When water-based coolant boils, the vapor generated is almost entirely water vapor, no matter how much glycol is in the mixture. The glycol part of the vaporized coolant condenses immediately, but not the water vapor component. The water vapor cannot condense unless the immediate environment is colder than the boiling point of water, a temperature that is lower than the boiling point of the glycol-water coolant.
Water vapor in a cooling system always occupies a volume that displaces a like volume of liquid coolant from the location of the water vapor. The hottest parts of the cylinder head are the likeliest locations for localized boiling of coolant and water vapor creation. If the nearby surrounding liquid coolant is hotter than the boiling point of the water at the local pressure, the vapor will remain at that location, forming an insulating barrier between the hot cylinder head metal and the liquid coolant. How good is the insulation? Water vapor has just four percent of the thermal conductivity of a liquid coolant that is half water. With that insulation present, less heat is conducted from the hot metal, the metal temperature rises, and a "hot spot" forms.

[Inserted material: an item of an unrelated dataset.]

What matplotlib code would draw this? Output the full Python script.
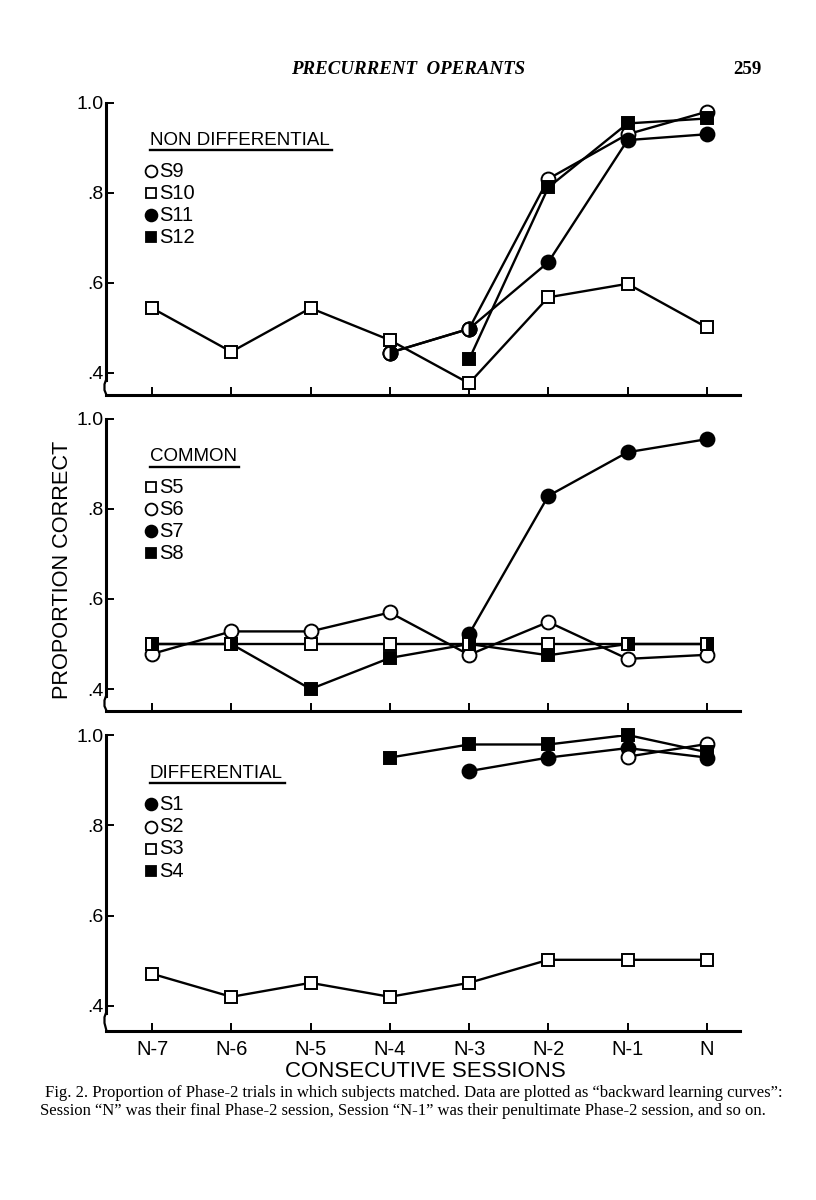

A cylinder head hot spot in any engine, stresses the metal, possibly causing the head to wrap or crack. In a spark-ignition engine, the hot spot can be a site for pre-ignition and detonation.
Evans waterless coolants don't contain water and they have a boiling point considerably higher than the temperature at which they are operated. The huge separation between operating temperature and boiling point means that any locally generated vapor immediately condenses into nearby liquid that is much colder than the coolant's boiling point. There is no vapor to contend with.